◆ **AVAILABLE RECORDS**
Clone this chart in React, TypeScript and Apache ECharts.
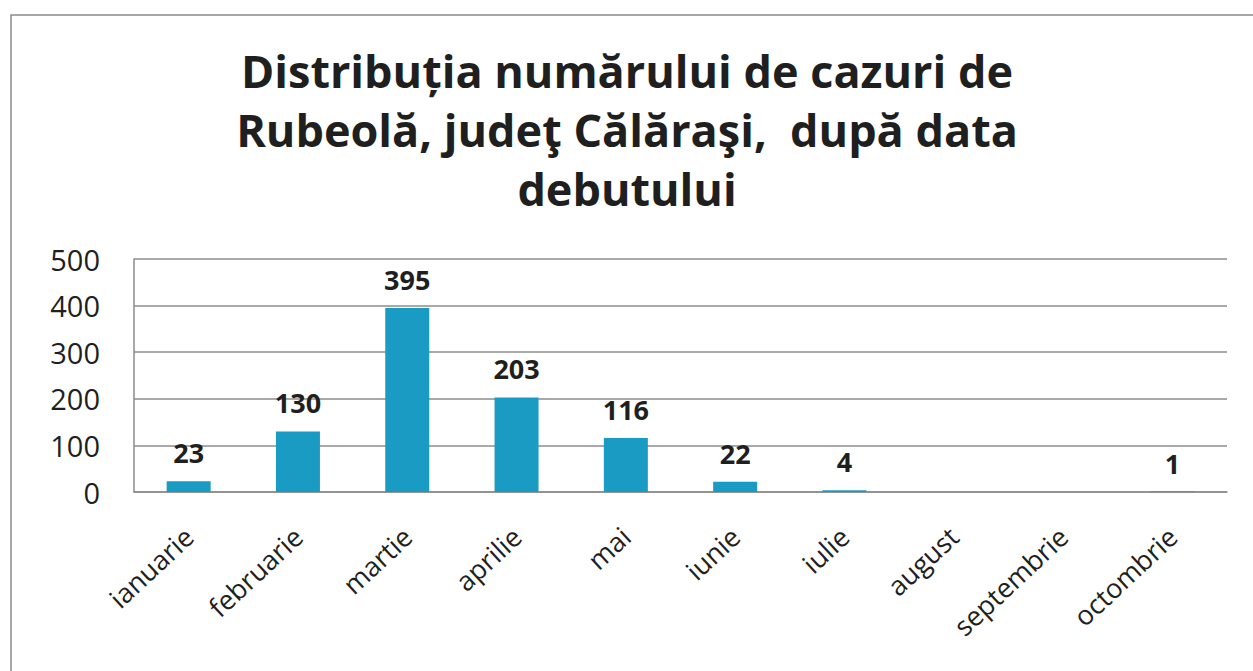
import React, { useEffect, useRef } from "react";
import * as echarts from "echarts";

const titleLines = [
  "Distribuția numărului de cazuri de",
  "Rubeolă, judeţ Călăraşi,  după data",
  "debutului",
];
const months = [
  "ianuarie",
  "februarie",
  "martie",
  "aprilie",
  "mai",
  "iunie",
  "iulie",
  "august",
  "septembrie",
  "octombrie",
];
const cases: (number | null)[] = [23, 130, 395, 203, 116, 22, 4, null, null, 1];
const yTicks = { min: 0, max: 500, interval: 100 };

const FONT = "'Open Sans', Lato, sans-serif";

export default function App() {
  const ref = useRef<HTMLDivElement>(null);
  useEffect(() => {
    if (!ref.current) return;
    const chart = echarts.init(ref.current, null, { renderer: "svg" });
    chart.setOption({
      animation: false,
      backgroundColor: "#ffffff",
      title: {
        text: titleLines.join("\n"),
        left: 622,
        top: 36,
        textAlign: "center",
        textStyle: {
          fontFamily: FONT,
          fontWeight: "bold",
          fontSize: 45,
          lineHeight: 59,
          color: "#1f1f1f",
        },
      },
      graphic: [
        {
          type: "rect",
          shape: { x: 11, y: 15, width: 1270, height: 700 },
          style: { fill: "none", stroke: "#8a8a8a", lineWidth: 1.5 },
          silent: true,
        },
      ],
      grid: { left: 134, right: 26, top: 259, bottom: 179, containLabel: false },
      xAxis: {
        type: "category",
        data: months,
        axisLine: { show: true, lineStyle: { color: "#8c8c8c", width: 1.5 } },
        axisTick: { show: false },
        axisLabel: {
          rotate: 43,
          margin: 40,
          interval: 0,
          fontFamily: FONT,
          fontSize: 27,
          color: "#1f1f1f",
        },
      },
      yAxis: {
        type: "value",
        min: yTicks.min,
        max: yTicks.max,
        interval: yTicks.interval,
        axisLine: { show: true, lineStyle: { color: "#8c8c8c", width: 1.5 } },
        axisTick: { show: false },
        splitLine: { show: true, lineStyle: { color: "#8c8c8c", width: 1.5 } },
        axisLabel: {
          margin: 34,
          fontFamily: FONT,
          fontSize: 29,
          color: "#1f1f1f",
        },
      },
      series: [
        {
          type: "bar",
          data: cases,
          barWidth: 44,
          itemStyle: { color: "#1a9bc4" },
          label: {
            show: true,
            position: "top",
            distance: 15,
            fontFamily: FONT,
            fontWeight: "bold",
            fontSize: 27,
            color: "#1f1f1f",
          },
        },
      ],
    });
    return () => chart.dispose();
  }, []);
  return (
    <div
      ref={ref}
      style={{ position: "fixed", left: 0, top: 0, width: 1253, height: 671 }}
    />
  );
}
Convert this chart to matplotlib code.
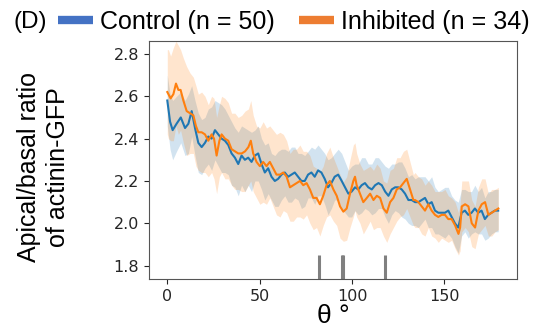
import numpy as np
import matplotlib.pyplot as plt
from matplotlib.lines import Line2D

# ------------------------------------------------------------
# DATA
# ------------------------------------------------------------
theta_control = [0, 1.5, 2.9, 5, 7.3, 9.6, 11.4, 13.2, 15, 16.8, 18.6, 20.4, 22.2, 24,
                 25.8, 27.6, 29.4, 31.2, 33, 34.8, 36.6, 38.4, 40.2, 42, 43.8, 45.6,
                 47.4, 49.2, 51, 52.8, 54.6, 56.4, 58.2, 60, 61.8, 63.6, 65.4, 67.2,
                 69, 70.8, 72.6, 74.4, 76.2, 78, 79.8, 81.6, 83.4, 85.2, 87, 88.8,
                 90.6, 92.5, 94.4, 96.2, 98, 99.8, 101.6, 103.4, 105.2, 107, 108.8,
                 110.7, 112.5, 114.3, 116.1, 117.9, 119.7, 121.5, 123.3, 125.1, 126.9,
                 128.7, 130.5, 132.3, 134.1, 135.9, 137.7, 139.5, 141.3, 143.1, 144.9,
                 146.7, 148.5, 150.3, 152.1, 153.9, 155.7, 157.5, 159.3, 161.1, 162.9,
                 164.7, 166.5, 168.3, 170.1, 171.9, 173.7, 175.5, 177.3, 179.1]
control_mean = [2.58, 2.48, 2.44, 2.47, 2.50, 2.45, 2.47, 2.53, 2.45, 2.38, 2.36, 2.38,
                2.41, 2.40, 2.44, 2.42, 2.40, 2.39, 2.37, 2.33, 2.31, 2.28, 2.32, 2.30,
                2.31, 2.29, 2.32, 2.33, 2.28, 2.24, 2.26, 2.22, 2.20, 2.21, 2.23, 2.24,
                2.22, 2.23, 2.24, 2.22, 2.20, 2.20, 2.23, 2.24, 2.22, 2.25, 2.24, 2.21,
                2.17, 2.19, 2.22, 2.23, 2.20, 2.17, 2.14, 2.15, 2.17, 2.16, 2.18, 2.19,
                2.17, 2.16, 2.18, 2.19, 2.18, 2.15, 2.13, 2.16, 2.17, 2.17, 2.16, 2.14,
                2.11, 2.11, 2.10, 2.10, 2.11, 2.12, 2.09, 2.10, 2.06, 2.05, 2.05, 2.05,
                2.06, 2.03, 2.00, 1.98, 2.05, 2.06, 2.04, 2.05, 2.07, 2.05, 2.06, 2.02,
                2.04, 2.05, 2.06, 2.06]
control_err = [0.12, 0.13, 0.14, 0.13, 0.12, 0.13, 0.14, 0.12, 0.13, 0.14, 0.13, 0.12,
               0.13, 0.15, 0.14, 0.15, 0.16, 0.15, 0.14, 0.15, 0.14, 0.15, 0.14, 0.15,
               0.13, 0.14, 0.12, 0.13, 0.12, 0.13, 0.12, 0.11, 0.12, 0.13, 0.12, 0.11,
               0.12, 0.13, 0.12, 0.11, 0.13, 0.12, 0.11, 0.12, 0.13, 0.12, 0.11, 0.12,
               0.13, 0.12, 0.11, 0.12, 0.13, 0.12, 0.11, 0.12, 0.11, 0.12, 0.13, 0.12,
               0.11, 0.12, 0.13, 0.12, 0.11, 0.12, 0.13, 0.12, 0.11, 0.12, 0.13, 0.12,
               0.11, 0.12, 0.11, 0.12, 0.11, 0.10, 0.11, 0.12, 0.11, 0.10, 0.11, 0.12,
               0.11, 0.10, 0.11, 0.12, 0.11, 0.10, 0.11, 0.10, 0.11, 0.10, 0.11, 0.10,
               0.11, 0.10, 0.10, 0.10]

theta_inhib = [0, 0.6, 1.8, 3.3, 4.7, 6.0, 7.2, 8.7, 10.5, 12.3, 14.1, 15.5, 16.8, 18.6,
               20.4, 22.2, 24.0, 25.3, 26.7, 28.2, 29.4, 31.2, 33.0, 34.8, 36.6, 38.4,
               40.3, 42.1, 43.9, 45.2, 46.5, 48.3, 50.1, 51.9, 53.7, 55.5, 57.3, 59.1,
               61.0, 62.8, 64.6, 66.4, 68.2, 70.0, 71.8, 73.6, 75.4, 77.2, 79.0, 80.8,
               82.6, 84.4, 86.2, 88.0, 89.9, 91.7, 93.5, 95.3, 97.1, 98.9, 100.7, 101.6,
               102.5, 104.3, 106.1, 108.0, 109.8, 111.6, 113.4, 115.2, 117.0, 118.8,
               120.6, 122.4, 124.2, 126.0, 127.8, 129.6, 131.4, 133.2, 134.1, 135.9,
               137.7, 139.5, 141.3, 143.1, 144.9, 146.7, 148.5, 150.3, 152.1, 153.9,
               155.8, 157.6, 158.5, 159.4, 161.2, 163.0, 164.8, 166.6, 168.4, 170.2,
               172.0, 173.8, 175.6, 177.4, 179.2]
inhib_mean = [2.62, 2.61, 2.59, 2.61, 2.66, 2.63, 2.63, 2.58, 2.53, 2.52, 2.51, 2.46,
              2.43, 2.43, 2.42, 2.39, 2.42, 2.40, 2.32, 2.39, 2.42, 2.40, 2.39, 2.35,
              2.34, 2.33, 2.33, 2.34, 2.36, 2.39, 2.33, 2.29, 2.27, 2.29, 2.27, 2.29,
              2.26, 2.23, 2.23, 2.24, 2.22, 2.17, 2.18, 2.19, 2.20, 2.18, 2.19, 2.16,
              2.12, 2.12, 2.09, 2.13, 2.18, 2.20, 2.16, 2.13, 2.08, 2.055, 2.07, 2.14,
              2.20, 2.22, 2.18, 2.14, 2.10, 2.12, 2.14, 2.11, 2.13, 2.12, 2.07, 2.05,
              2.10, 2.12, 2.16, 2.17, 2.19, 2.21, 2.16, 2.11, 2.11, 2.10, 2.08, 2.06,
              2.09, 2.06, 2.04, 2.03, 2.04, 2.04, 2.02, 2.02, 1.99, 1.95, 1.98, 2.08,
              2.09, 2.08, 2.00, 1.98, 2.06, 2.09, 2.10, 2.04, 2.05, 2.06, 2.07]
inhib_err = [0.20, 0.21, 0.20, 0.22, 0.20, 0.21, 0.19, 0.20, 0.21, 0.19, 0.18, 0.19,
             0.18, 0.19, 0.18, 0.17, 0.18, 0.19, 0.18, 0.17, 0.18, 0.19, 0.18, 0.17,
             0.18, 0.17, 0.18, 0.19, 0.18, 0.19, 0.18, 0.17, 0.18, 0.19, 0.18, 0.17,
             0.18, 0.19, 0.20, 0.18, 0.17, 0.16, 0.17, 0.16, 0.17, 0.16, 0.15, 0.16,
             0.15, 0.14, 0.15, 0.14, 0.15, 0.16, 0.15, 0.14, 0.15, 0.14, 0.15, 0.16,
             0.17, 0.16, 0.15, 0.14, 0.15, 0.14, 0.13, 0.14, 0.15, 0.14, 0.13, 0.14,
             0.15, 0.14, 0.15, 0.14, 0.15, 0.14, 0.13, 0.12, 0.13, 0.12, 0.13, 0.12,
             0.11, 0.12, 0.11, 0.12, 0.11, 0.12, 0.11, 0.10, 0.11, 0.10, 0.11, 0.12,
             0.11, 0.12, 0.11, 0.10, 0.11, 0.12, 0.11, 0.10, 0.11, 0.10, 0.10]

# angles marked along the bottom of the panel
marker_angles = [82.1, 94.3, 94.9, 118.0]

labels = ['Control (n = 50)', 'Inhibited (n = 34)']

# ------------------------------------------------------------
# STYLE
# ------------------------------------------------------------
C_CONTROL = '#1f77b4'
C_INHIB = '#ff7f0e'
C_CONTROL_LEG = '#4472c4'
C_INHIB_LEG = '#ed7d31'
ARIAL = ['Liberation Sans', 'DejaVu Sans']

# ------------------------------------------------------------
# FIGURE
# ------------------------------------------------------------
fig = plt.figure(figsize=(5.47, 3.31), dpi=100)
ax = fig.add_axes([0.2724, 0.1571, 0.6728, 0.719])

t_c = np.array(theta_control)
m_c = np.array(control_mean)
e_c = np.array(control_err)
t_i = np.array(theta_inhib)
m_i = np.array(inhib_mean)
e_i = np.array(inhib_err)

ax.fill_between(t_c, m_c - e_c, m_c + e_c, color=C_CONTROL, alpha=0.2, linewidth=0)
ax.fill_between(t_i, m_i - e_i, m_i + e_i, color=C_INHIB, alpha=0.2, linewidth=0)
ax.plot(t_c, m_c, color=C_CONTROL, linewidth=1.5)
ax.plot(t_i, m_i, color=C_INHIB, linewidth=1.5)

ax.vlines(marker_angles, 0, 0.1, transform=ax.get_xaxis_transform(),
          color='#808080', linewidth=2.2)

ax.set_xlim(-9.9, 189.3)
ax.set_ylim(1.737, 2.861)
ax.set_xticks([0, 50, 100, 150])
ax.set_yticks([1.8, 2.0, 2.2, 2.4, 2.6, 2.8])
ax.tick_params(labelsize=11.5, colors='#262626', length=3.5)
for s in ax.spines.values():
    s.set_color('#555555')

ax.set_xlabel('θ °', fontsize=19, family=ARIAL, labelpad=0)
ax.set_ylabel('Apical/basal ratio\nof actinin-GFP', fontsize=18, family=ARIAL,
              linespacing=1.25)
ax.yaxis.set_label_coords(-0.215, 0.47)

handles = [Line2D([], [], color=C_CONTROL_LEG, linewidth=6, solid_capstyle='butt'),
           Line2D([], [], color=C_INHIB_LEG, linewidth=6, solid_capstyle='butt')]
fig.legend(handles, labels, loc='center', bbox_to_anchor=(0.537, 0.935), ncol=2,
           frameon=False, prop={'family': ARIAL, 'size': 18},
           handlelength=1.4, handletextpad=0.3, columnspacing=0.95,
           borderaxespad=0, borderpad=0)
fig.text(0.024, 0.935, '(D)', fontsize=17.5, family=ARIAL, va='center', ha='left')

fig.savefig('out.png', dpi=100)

◆ **EXERCISE DETAILS**
Within the entries above, work out how many lines contain the word "matplotlib". The number alone is the answer.

◆ **SOLUTION TO THIS TASK**
3